Interestingly enough, the FinalScratch system does not allow cueing to
different positions in the record by lifting the needle up off the record. I
saw Richie Hawtin playing on one in DC and I didn't realize what it was at
first. I was really perplexed because it seemed like everytime I looked up
he was just at the beginning of a record: the tonearm was always very far
out towards the edge of the record. Then I figured out that he was using
final scratch because he was picking the tracks from a laptop nearby running
a program that was basically two lists of tracks. I didn't even think the
position signal was running through the audio, I thought they had a separate
system magnetically measuring the record position. But it must be something
like the saw tooth signal described in this discussion.
I wouldn't worry too much about using the cueing of the needle on the
record to move through the track. It's more useful on a real record because
different sections of a track actually are visible to the naked eye on black
vinyl, which jogs your memory into remembering the layout of the track. The
final scratch record must have a single loop out at the edge of the record.
Such a loop is called a locked-groove when put on a real record: certain
styles of dance music have a convenient bpm that allows putting a complete 4
bar pattern into one seamless loop towards the end of the record (the
middle). I've only encountered this in techno tracks. There can be a
complete track which ends by moving into the lock groove which plays
endlessly until the dj stops the record. The beat must perfectly fit one
rotation of the record in the lockgroove or else the rhythm will be broken.
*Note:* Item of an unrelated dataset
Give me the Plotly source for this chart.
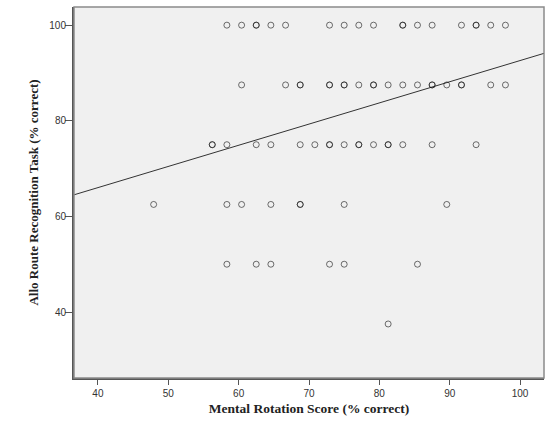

The same constriction applies to making a lock groove of a control signal. I
am convinced final scratch records have a few locked grooves of a control
signal at the edge of the record.
Adding positional cueing would be a nice feature but consider some of
the following circumstances: -you have to put a lock groove at the end of
the spiral groove anyway or else you limit the length of track that you can
control to some arbitrary amount of time. -if you try to get around this by
making a 30 minute track you'll find that the groove is cut smaller so that
the record will wear faster and will skip much easier when you scratch it.
This is why dance singles have one 6-10 minute track cut on the entire side
of a 12" record; record wear is a factor for a dj playing a track many times
and bigger grooves hold up longer to repeated playing. They will also sound
better longer which is not really an issue here. records tend to wear by
pushing towards the outside of the groove from centripedal acceleration. -if
you make a 10 minute position-coded section leading into a lock groove you
will have to have the standard width of the 10 minute section map to the
length of the entire track being played. This means that moving the needle
to the middle amounts to saying "move 50% of the way through the track"
(which is pretty useful). But it's probably going to end up being easier to
cue through the software. Hell it will be easier to do everything through
the software. The only advantage I see a turntable controller having is for
scratching effects and for dj's who don't want to carry a lot of records.
And maybe for beatmatching audio files but programs are leaning towards
doing that ahead of time (GDAM). As such I wouldn't worry too much about the
positional thing, in favor of getting very tight velocity response for
scratching and beatmatching. 8 ms will kill you in beatmatching and final
scratch has to have closer than 8 ms "grip" on the audio file being
controlled. ~4 ms off is audible phasing. I think it's very interesting to
investigate it but it might be easier to just cut a lock-groove control
signal and not bother about encoding digital signals on a record.